The site has received mixed reviews from its customers over the years, and generally falls behind some of the more reputable online jewelers.

What Does EGL Mean for Diamonds?

EGL diamonds have been graded by the European Gemological Laboratories (EGL), rather than a lab like the GIA or AGS.

While the GIA is regarded around the world as the most credible lab for grading diamonds, the EGL suffers from a pretty spotty reputation – particularly in America. They’re known for awarding diamonds better grades than some of the more credible labs, meaning that sellers can charge a higher price for an inferior product.

Sure, EGL diamonds are cheaper on Brilliance’s website, but, since they’ve been graded by a lab with such a poor reputation, how can you be sure they’re not worth even less than the price they’ve been given?

Our Summary

Let’s face it, we’re pretty unlikely to give any ‘online jeweler’ a ringing endorsement, but there’s definitely a major difference between one of the more prominent sites, and Brilliance.

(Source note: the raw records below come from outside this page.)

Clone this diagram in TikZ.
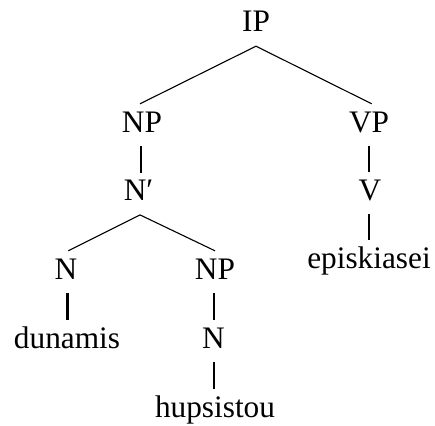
\documentclass[tikz,border=0pt]{standalone}
\usepackage{fontspec}
\setmainfont{Liberation Serif}
\begin{document}
\begin{tikzpicture}[x=1pt,y=-1pt,
  tn/.style={inner sep=0pt, anchor=base, text height=28pt, text depth=14pt,
             font=\fontsize{31.3}{36}\selectfont},
  edge/.style={line width=1.1pt},
  vedge/.style={line width=1.7pt},
  bedge/.style={line width=2.6pt}]
\useasboundingbox (0,0) rectangle (435,425);
\node[tn] (ip)   at (256,32)    {IP};
\node[tn] (np)   at (142,132)   {NP};
\node[tn] (vp)   at (369,132)   {VP};
\node[tn] (nbar) at (138.5,200.7) {N′};
\node[tn] (v)    at (370,200)   {V};
\node[tn] (n1)   at (66,279)    {N};
\node[tn] (np2)  at (215,279)   {NP};
\node[tn] (epi)  at (369,268)   {episkiasei};
\node[tn] (dun)  at (67,348)    {dunamis};
\node[tn] (n2)   at (213.5,348) {N};
\node[tn] (hup)  at (215,417)   {hupsistou};
\draw[edge] (ip.south) -- ([xshift=-2pt]np.north);
\draw[edge] (ip.south) -- ([xshift=2.7pt]vp.north);
\draw[vedge] ([xshift=-1.3pt]np.south) -- ([xshift=2.2pt]nbar.north);
\draw[vedge] ([xshift=0.3pt]vp.south) -- ([xshift=-0.7pt]v.north);
\draw[edge] ([xshift=1.5pt]nbar.south) -- ([xshift=2.3pt]n1.north);
\draw[edge] ([xshift=1.5pt]nbar.south) -- (np2.north);
\draw[vedge] ([xshift=-0.7pt]v.south) -- ([xshift=0.3pt]epi.north);
\draw[bedge] ([xshift=1.5pt]n1.south) -- ([xshift=0.5pt]dun.north);
\draw[vedge] ([xshift=-0.7pt]np2.south) -- ([xshift=0.8pt]n2.north);
\draw[vedge] ([xshift=0.8pt]n2.south) -- ([xshift=-0.7pt]hup.north);
\end{tikzpicture}
\end{document}
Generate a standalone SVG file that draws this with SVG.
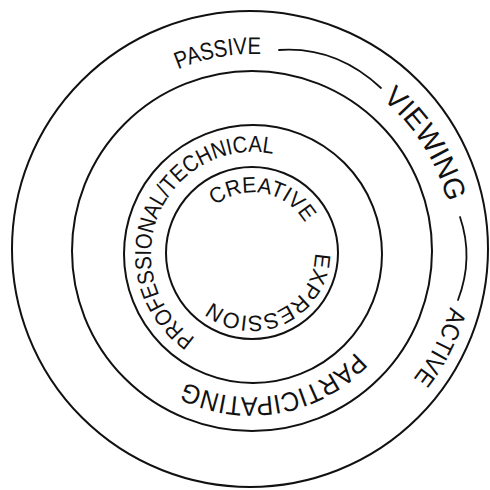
<svg xmlns="http://www.w3.org/2000/svg" xmlns:xlink="http://www.w3.org/1999/xlink" width="490" height="490" viewBox="0 0 490 490">
<style>
.ring{fill:none;stroke:#111;stroke-width:2}
.link{fill:none;stroke:#111;stroke-width:1.8;stroke-linecap:round}
.lbl{font-family:"Liberation Sans",Arial,sans-serif;fill:#111}
</style>
<defs>
<path id="pPassive" d="M178.0,69.2 A195,195 0 1 1 324.0,430.8 A195,195 0 1 1 178.0,69.2"/>
<path id="pViewing" d="M382.2,99.1 A200,200 0 1 1 119.8,400.9 A200,200 0 1 1 382.2,99.1"/>
<path id="pActive" d="M450.0,307.1 A207,207 0 1 1 52.0,192.9 A207,207 0 1 1 450.0,307.1"/>
<path id="pPartic" d="M355.6,352.0 A144,144 0 1 1 148.4,152.0 A144,144 0 1 1 355.6,352.0"/>
<path id="pProf" d="M195.2,338.1 A102,102 0 1 1 310.8,169.9 A102,102 0 1 1 195.2,338.1"/>
<path id="pCreative" d="M215.1,205.7 A60,60 0 1 1 288.9,300.3 A60,60 0 1 1 215.1,205.7"/>
<path id="pExpr" d="M315,253 A63,63 0 1 1 189,253 A63,63 0 1 1 315,253"/>
</defs>
<rect width="490" height="490" fill="#fff"/>
<g id="ring-outer">
<circle class="ring" cx="250" cy="249" r="238"/>
<text class="lbl" font-size="24"><textPath xlink:href="#pPassive" href="#pPassive" textLength="85" lengthAdjust="spacingAndGlyphs">PASSIVE</textPath></text>
<text class="lbl" font-size="29"><textPath xlink:href="#pViewing" href="#pViewing" textLength="124" lengthAdjust="spacingAndGlyphs">VIEWING</textPath></text>
<text class="lbl" font-size="25"><textPath xlink:href="#pActive" href="#pActive" textLength="81" lengthAdjust="spacingAndGlyphs">ACTIVE</textPath></text>
</g>
<g id="ring-middle">
<circle class="ring" cx="252" cy="251" r="180"/>
<text class="lbl" font-size="27"><textPath xlink:href="#pPartic" href="#pPartic" textLength="185" lengthAdjust="spacingAndGlyphs">PARTICIPATING</textPath></text>
</g>
<g id="ring-third">
<circle class="ring" cx="253" cy="254" r="129"/>
<text class="lbl" font-size="23"><textPath xlink:href="#pProf" href="#pProf" textLength="279" lengthAdjust="spacingAndGlyphs">PROFESSIONAL/TECHNICAL</textPath></text>
</g>
<g id="ring-inner">
<circle class="ring" cx="252" cy="253" r="86"/>
<text class="lbl" font-size="22"><textPath xlink:href="#pCreative" href="#pCreative" textLength="104" lengthAdjust="spacingAndGlyphs">CREATIVE</textPath></text>
<text class="lbl" font-size="22"><textPath xlink:href="#pExpr" href="#pExpr" textLength="142" lengthAdjust="spacingAndGlyphs">EXPRESSION</textPath></text>
</g>
<g id="connectors">
<path class="link" d="M279,50 Q336,46 381,88"/>
<path class="link" d="M460,217 Q474,258 458,300"/>
</g>
</svg>
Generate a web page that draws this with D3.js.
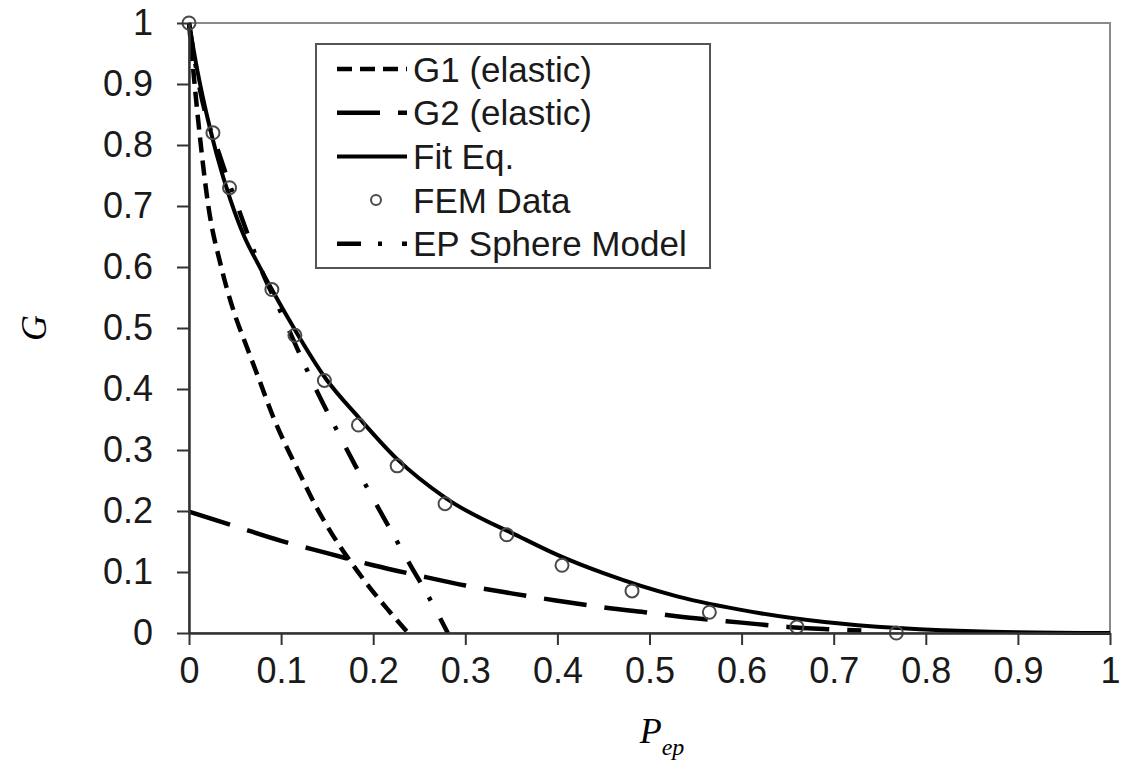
<!DOCTYPE html>
<html>
<head>
<meta charset="utf-8">
<script src="https://cdn.jsdelivr.net/npm/d3@7"></script>
<style>
  body { margin: 0; background: #fff; }
  text { font-family: "Liberation Sans", Arial, sans-serif; }
</style>
</head>
<body>
<div id="chart"></div>
<script>
// tick labels
const xTicks = [0, 0.1, 0.2, 0.3, 0.4, 0.5, 0.6, 0.7, 0.8, 0.9, 1];
const xTickLabels = ['0', '0.1', '0.2', '0.3', '0.4', '0.5', '0.6', '0.7', '0.8', '0.9', '1'];
const yTicks = [0, 0.1, 0.2, 0.3, 0.4, 0.5, 0.6, 0.7, 0.8, 0.9, 1];
const yTickLabels = ['0', '0.1', '0.2', '0.3', '0.4', '0.5', '0.6', '0.7', '0.8', '0.9', '1'];

// G1 (elastic)
const g1X = [0, 0.01, 0.021, 0.035, 0.048, 0.063, 0.077, 0.092, 0.105, 0.12, 0.137, 0.155, 0.175, 0.195, 0.215, 0.238];
const g1Y = [1.0, 0.84, 0.70, 0.60, 0.53, 0.468, 0.412, 0.352, 0.308, 0.262, 0.210, 0.163, 0.118, 0.077, 0.040, 0.0];

// G2 (elastic)
const g2X = [0, 0.05, 0.10, 0.15, 0.20, 0.25, 0.30, 0.35, 0.40, 0.45, 0.50, 0.55, 0.60, 0.65, 0.70, 0.73];
const g2Y = [0.199, 0.175, 0.151, 0.131, 0.111, 0.094, 0.078, 0.065, 0.053, 0.042, 0.033, 0.024, 0.017, 0.010, 0.006, 0.004];

// Fit Eq.
const fitX = [0, 0.01, 0.02, 0.03, 0.045, 0.06, 0.075, 0.09, 0.115, 0.148, 0.185, 0.226, 0.28, 0.36, 0.40, 0.45, 0.53, 0.61, 0.69, 0.77, 0.87, 1.0];
const fitY = [1.0, 0.915, 0.845, 0.785, 0.71, 0.65, 0.605, 0.563, 0.497, 0.418, 0.352, 0.285, 0.22, 0.157, 0.128, 0.098, 0.06, 0.035, 0.018, 0.008, 0.002, 0.0];

// FEM Data
const femX = [0, 0.026, 0.044, 0.090, 0.115, 0.147, 0.184, 0.226, 0.278, 0.345, 0.405, 0.481, 0.565, 0.660, 0.768];
const femY = [1.0, 0.82, 0.73, 0.563, 0.488, 0.414, 0.341, 0.274, 0.212, 0.161, 0.111, 0.069, 0.034, 0.010, 0.0];

// EP Sphere Model
const epX = [0, 0.012, 0.034, 0.055, 0.08, 0.10, 0.12, 0.14, 0.16, 0.18, 0.20, 0.22, 0.24, 0.26, 0.281];
const epY = [1.0, 0.89, 0.78, 0.69, 0.59, 0.525, 0.458, 0.393, 0.334, 0.276, 0.22, 0.166, 0.112, 0.06, 0.0];

const margin = {top: 23, right: 11, bottom: 132, left: 189};
const W = 1121, H = 765;
const width = W - margin.left - margin.right;
const height = H - margin.top - margin.bottom;

const svg = d3.select('#chart').append('svg')
    .attr('width', W)
    .attr('height', H);

svg.append('rect').attr('width', W).attr('height', H).attr('fill', '#fff');

const g = svg.append('g')
    .attr('transform', 'translate(' + margin.left + ',' + margin.top + ')');

const x = d3.scaleLinear().domain([0, 1]).range([0, width]);
const y = d3.scaleLinear().domain([0, 1]).range([height, 0]);

// plot frame (top + right)
g.append('rect')
    .attr('width', width).attr('height', height)
    .attr('fill', 'none')
    .attr('stroke', '#8a8a8a')
    .attr('stroke-width', 2);

const zip = (xs, ys) => xs.map((v, i) => [v, ys[i]]);
const line = d3.line()
    .x(d => x(d[0]))
    .y(d => y(d[1]))
    .curve(d3.curveMonotoneX);

const series = [
  {name: 'G1 (elastic)', data: zip(g1X, g1Y), dash: '15,8', w: 4.5},
  {name: 'G2 (elastic)', data: zip(g2X, g2Y), dash: '43,18', w: 4.5},
  {name: 'Fit Eq.', data: zip(fitX, fitY), dash: null, w: 4},
  {name: 'FEM Data', data: null},
  {name: 'EP Sphere Model', data: zip(epX, epY), dash: '24,17,4,20', w: 4.5}
];

series.filter(s => s.data).forEach(s => {
  g.append('path')
    .datum(s.data)
    .attr('d', line)
    .attr('fill', 'none')
    .attr('stroke', '#000')
    .attr('stroke-width', s.w)
    .attr('stroke-dasharray', s.dash);
});

// FEM circles
g.selectAll('.fem').data(zip(femX, femY)).enter().append('circle')
    .attr('class', 'fem')
    .attr('cx', d => x(d[0]))
    .attr('cy', d => y(d[1]))
    .attr('r', 6.5)
    .attr('fill', 'none')
    .attr('stroke', '#4a4a4a')
    .attr('stroke-width', 2);

// axes
const xAxis = g.append('g')
    .attr('transform', 'translate(0,' + height + ')')
    .call(d3.axisBottom(x).tickValues(xTicks)
      .tickFormat((d, i) => xTickLabels[i])
      .tickSize(12).tickSizeOuter(0).tickPadding(12));
const yAxis = g.append('g')
    .call(d3.axisLeft(y).tickValues(yTicks)
      .tickFormat((d, i) => yTickLabels[i])
      .tickSize(12).tickSizeOuter(0).tickPadding(24));

[xAxis, yAxis].forEach(a => {
  a.select('.domain').attr('stroke', '#333').attr('stroke-width', 2.5);
  a.selectAll('.tick line').attr('stroke', '#333').attr('stroke-width', 2);
  a.selectAll('.tick text')
    .attr('fill', '#1a1a1a')
    .style('font-size', '36px')
    .style('font-family', '"Liberation Sans", Arial, sans-serif');
});

// axis titles
svg.append('text')
    .attr('transform', 'translate(46,' + (margin.top + height / 2) + ') rotate(-90)')
    .attr('text-anchor', 'middle')
    .style('font-family', '"Liberation Serif", "Times New Roman", serif')
    .style('font-style', 'italic')
    .style('font-size', '36px')
    .text('G');

const xt = svg.append('text')
    .attr('x', 662).attr('y', 743)
    .attr('text-anchor', 'middle')
    .style('font-family', '"Liberation Serif", "Times New Roman", serif')
    .style('font-style', 'italic')
    .style('font-size', '36px');
xt.append('tspan').text('P');
xt.append('tspan').attr('dy', 12).style('font-size', '24px').text('ep');

// legend
const legend = svg.append('g').attr('transform', 'translate(316,44)');
legend.append('rect')
    .attr('width', 394).attr('height', 224)
    .attr('fill', '#fff')
    .attr('stroke', '#555')
    .attr('stroke-width', 2);

series.forEach((s, i) => {
  const ry = 25 + i * 43.7;
  const row = legend.append('g').attr('transform', 'translate(0,' + ry + ')');
  if (s.data) {
    row.append('line')
      .attr('x1', 21).attr('x2', 91)
      .attr('stroke', '#000')
      .attr('stroke-width', s.w)
      .attr('stroke-dasharray', s.dash);
  } else {
    row.append('circle')
      .attr('cx', 60).attr('r', 5)
      .attr('fill', 'none')
      .attr('stroke', '#4a4a4a')
      .attr('stroke-width', 2);
  }
  row.append('text')
    .attr('x', 97)
    .attr('dy', '0.36em')
    .attr('fill', '#1a1a1a')
    .style('font-size', '35px')
    .text(s.name);
});
</script>
</body>
</html>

Their approach to diamond certification is incredibly scattered, and the photographs of the diamonds they do offer on their site vary so much in terms of quality that the notion of anyone being able to find a beautiful diamond without actually seeing it in person first is made even harder than it is at one of Brilliance’s competitors.

The main selling point for sites like this one is that it expedites and simplifies the process, but there’s nothing simple about searching through diamonds graded by five different gemological laboratories. Sure, you can filter your results to include just the GIA diamonds but, with them all mixed in together initially, we wonder if some shoppers haven’t assumed that there’s really not much difference between one lab and the next.

We’re not sure what value listing such a wide array of differently graded diamonds side by side holds for shoppers, particularly when the EGL is considered to benefit the vendor far more than the customer. Save yourself the time and aggravation of browsing pages and pages of inconsistently graded and catalogued diamonds, and book up a consultation with a local jeweler instead.